Tuesday, August 18, 2009

Hairy, club-carrying and wood-dwelling

As well as unearthing the story of Florence Nightingale, my current work for Culturissima and English Heritage has been introducing me to a handful of historical figures whom I was previously only dimly aware of.

One of my favourite discoveries is General Augustus Pitt Rivers (1827-1900), a soldier and archaeologist extra-ordinaire. Widely considered the father of modern British archaeology, the General was also a committed philanthropist: from the early 1890s onwards he set about designing Larmer Tree Gardens,"an extraordinary example of Victorian extravagance and vision" set in the heart of Dorset, south-west England.

Pitt Rivers created Larmer for the delectation and delight of the general public, and, as well as admiring the parkland, pagodas and free-flying parrots, it’s also possible to visit some of the ancient burial sites and villages unearthed by Pitt Rivers. A modern equivalent of Pitt Rivers is Martin Green, one of Dorset’s foremost field archaeologists, whose private museum at Down Farm houses the archaeological remains that Green has excavated on his land over the past 40 years.

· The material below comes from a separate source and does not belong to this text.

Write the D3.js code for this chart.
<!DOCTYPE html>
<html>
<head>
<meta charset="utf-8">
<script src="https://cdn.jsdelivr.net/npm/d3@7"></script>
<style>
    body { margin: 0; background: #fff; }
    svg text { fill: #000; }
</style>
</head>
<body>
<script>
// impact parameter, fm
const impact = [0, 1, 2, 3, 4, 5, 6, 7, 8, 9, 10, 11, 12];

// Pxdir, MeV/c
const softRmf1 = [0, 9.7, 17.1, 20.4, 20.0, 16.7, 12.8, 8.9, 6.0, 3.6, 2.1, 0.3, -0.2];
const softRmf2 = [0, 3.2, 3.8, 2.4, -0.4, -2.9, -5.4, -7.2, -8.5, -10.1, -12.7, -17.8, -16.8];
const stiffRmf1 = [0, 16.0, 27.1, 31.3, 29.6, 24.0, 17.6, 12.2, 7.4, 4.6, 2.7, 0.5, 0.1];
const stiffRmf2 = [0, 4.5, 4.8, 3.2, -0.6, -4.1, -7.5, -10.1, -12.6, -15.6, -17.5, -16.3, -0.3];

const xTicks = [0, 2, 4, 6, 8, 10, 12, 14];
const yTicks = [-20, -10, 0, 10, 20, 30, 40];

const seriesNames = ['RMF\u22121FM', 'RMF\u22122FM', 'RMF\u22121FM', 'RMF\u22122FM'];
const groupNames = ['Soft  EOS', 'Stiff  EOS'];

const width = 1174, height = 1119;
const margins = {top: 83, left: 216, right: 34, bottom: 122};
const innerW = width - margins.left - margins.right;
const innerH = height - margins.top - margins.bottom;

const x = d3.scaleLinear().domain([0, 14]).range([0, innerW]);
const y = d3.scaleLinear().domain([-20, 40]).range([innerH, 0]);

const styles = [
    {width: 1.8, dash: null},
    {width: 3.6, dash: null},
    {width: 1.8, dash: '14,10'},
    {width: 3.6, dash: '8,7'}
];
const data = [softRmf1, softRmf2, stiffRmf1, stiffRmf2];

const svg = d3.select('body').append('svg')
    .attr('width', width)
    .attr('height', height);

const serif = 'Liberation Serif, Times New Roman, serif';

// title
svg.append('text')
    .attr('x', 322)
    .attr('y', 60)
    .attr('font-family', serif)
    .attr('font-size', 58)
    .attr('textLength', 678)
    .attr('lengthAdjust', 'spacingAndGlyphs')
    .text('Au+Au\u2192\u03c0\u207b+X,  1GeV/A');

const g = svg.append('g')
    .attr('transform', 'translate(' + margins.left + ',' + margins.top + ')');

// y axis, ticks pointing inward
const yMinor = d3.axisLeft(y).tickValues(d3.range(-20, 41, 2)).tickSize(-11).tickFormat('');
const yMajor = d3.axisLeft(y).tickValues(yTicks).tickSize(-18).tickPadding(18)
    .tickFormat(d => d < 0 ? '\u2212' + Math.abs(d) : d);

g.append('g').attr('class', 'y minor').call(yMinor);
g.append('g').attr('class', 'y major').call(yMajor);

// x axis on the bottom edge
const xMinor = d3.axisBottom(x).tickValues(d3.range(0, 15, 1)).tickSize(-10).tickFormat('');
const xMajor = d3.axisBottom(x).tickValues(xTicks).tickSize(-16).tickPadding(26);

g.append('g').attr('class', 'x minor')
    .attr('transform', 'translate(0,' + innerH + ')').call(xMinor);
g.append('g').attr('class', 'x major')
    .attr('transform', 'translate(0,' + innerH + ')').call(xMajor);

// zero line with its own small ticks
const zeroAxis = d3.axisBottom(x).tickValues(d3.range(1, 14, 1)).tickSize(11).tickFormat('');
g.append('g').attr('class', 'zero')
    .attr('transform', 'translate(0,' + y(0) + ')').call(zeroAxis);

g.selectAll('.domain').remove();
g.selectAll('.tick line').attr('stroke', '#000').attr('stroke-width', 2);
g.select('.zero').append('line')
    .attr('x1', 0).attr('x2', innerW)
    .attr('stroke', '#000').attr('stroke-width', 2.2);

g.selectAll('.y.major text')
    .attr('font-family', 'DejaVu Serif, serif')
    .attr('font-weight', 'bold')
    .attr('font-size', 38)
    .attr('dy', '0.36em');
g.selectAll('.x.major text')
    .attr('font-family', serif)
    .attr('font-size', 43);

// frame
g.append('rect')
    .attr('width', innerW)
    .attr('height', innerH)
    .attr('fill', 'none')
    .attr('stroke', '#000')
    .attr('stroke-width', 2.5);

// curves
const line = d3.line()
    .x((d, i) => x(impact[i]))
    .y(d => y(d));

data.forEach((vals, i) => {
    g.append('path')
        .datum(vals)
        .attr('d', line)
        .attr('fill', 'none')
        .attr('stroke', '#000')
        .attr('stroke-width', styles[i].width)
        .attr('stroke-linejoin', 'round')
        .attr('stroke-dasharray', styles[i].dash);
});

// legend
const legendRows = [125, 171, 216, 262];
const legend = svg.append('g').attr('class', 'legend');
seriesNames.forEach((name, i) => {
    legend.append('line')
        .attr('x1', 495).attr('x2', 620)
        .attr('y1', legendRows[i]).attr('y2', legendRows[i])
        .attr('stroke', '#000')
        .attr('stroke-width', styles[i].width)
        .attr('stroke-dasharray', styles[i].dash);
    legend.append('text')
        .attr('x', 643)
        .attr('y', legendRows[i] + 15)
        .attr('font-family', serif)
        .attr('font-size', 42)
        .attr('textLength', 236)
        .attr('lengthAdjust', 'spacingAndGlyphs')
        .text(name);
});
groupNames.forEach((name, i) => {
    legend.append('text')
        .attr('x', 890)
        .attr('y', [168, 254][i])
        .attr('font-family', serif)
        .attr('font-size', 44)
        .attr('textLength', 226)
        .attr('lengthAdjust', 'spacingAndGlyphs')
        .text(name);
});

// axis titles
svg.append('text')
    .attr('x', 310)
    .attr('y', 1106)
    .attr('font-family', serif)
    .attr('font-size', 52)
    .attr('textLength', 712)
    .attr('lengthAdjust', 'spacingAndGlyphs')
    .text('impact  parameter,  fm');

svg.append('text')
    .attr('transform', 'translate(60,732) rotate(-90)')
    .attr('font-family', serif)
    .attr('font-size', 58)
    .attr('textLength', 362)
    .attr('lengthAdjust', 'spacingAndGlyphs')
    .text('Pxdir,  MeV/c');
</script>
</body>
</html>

Sir Robert Walpole (1676-1745) is another of the colourful characters who has been populating my working life (and dreams!) over the past couple of weeks. Walploe is a British politician who dominated parliament for over two decades; in fact, he’s generally regarded as Britain's first prime minister.

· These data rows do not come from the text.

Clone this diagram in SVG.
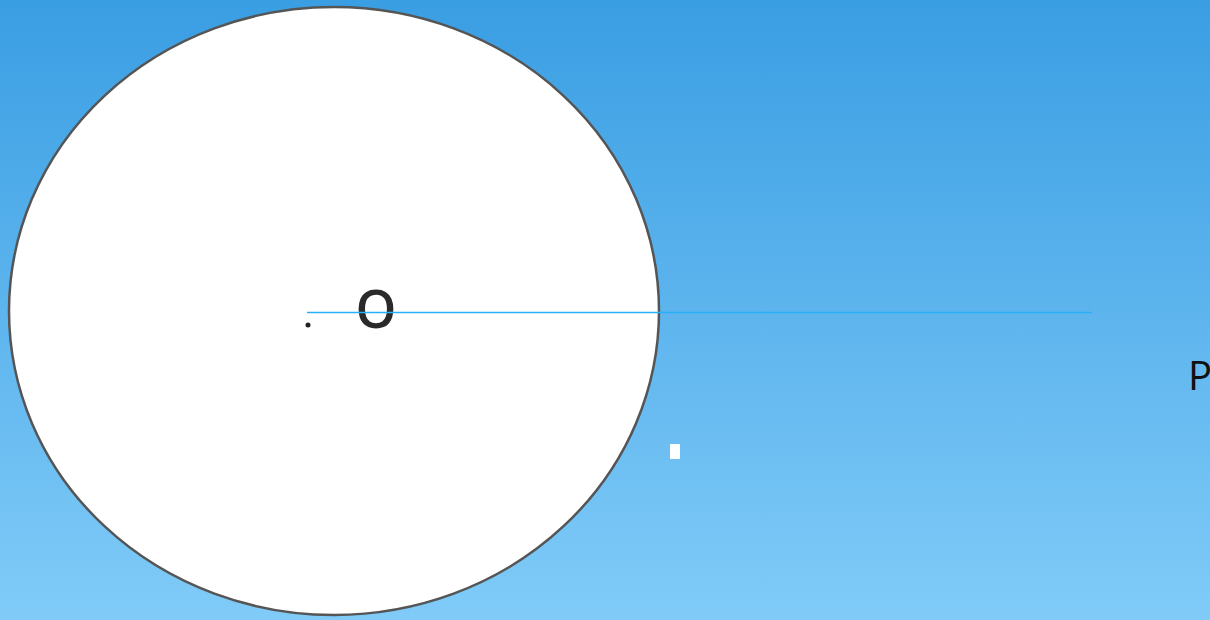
<svg xmlns="http://www.w3.org/2000/svg" width="1210" height="620" viewBox="0 0 1210 620">
<defs>
<linearGradient id="bg" x1="0" y1="0" x2="0" y2="1">
<stop offset="0" stop-color="#3a9ee3"/>
<stop offset="1" stop-color="#80cbf8"/>
</linearGradient>
<style>
.lbl{font-family:"Open Sans","Liberation Sans",sans-serif;}
</style>
</defs>
<rect width="1210" height="620" fill="url(#bg)"/>
<g id="circle">
<ellipse cx="334" cy="311" rx="325" ry="304" fill="#ffffff" stroke="#555555" stroke-width="2.5"/>
<circle cx="308" cy="325" r="2.5" fill="#222222"/>
<text class="lbl" x="376" y="328" font-size="52" font-weight="600" fill="#2a2a2a" text-anchor="middle">O</text>
</g>
<g id="connectors">
<line x1="307" y1="312.5" x2="1092" y2="312.5" stroke="#29b0f4" stroke-width="1.5"/>
</g>
<g id="mark">
<rect x="670" y="444" width="10" height="15" fill="#ffffff"/>
</g>
<g id="P">
<text class="lbl" x="1188" y="390" font-size="40" fill="#111111">P</text>
</g>
</svg>
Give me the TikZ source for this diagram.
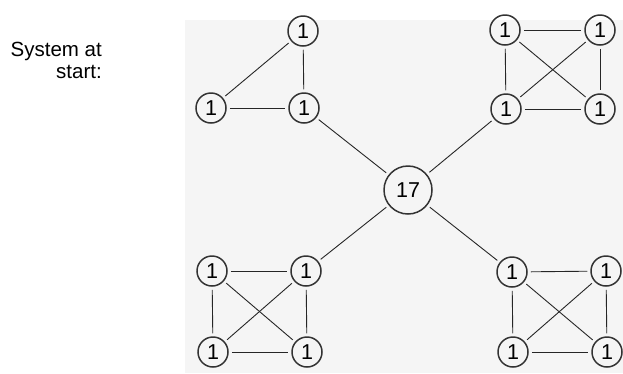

Born at Houghton Hall in Norfolk, one of England’s grandest country houses, and later educated at Eton and Cambridge, Walpole was the first prime minister to live and work at 10 Downing Street. Life wasn’t always so easy for Sir Bob, though: ridiculed as Sir Blustering by his enemies, he sailed closed to corruption on more than one occasion and even spent six months marooned in the Tower of London.

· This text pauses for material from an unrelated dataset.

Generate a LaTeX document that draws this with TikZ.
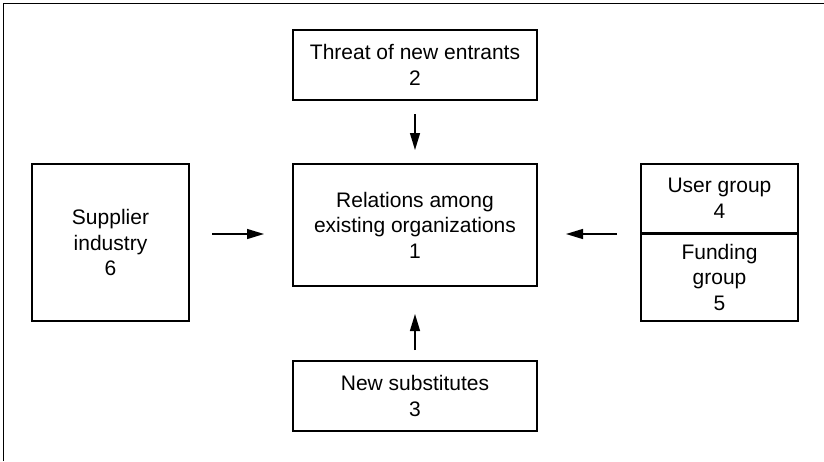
\documentclass[tikz,border=0pt]{standalone}
\usepackage{fontspec}
\setmainfont{Liberation Sans}
\usetikzlibrary{arrows.meta}
\begin{document}
\begin{tikzpicture}[x=1pt,y=-1pt,
  box/.style={draw,line width=1.6pt,rectangle,inner sep=0pt,align=center,
    font=\fontsize{21}{25.5}\selectfont},
  arr/.style={line width=1.3pt,-{Triangle[length=17pt,width=10pt]}}]
\useasboundingbox (0,0) rectangle (824,461);
\draw[line width=1.8pt] (3.5,461) -- (3.5,3.5) -- (824,3.5);
\node[box,minimum width=244pt,minimum height=70pt] (threat) at (415,65) {Threat of new entrants\\2};
\node[box,minimum width=244pt,minimum height=122pt] (rel) at (415,225) {Relations among\\existing organizations\\1};
\node[box,minimum width=244pt,minimum height=70pt] (subs) at (415,396) {New substitutes\\3};
\node[box,minimum width=157pt,minimum height=157pt] (sup) at (110.5,242.5) {Supplier\\industry\\6};
\node[box,minimum width=157pt,minimum height=69pt] (user) at (719.5,198.5) {User group\\4};
\node[box,minimum width=157pt,minimum height=88pt] (fund) at (719.5,277) {Funding\\group\\5};
\draw[line width=2.6pt] (user.south west) -- (user.south east);
\coordinate (l1) at (212,234);
\coordinate (l2) at (264,234);
\coordinate (r1) at (617,234);
\coordinate (r2) at (566,234);
\coordinate (t1) at (415,114);
\coordinate (t2) at (415,150);
\coordinate (b1) at (415,350);
\coordinate (b2) at (415,314);
\draw[arr] (l1) -- (l2);
\draw[arr] (r1) -- (r2);
\draw[arr] (t1) -- (t2);
\draw[arr] (b1) -- (b2);
\end{tikzpicture}
\end{document}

My favourite encounter of the last few weeks, though, hasn’t been with an archaeologist or politician.

Hairy, club-carrying and wood-dwelling, the wild man or "woodwose" is a familiar figure in mediaeval art and literature. Part-man, part-beast, he - and sometimes even she - can still be seen going about his daily business, whether it’s hunting lions with a Herculean club or throwing a pagan stare over a congregation of Christians. The wild man is carved into the very fabric of Norfolk and Suffolk: the region’s early churches and historic houses, even its heraldic coat of arms, bear fertile witness to the potency of the woodwose. East Anglia is still alive, too, with tales of beasts and monsters - including the 12th century wild man of Orford:

Men fishing in the sea caught in their nets a wild man. He was naked and was like a man in all his members, covered with hair and with a long shaggy beard. Brought into church, he showed no signs of reverence or belief.